Rishabh Singh: Neural Program Synthesis

Abstract

The key to attaining general artificial intelligence is to develop architectures that are capable of learning complex algorithmic behaviors modeled as programs. The ability to learn programs allows these architectures to learn to compose high-level abstractions with complex control-flow, which can lead to many potential benefits: i) enable neural architectures to perform more complex tasks, ii) learn interpretable representations (programs which can be analyzed, debugged, or modified), and iii) better generalization to new inputs (like algorithms). In this talk, I will present some of our recent work in developing neural architectures for learning complex regular-expression based data transformation programs from input-output examples, and will also briefly discuss some other applications such as program repair and optimization that can benefit from learning neural program representations.

Bio

Rishabh Singh is a researcher in the Cognition group at Microsoft Research, Redmond.

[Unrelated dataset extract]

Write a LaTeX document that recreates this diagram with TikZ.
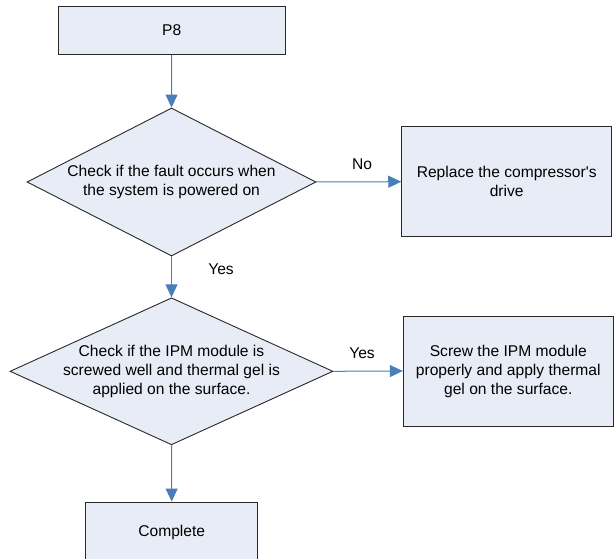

His research interests span the areas of programming languages, formal methods, and deep learning. His recent work has focused on developing new neural architectures for learning programs. He obtained his PhD in Computer Science from MIT in 2014, where he was a Microsoft Research PhD fellow and was awarded the MIT’s George M. Sprowls Award for Best PhD Dissertation. He obtained his BTech in Computer Science from IIT Kharagpur in 2008, where he was awarded the Institute Silver Medal and Bigyan Sinha Memorial Award.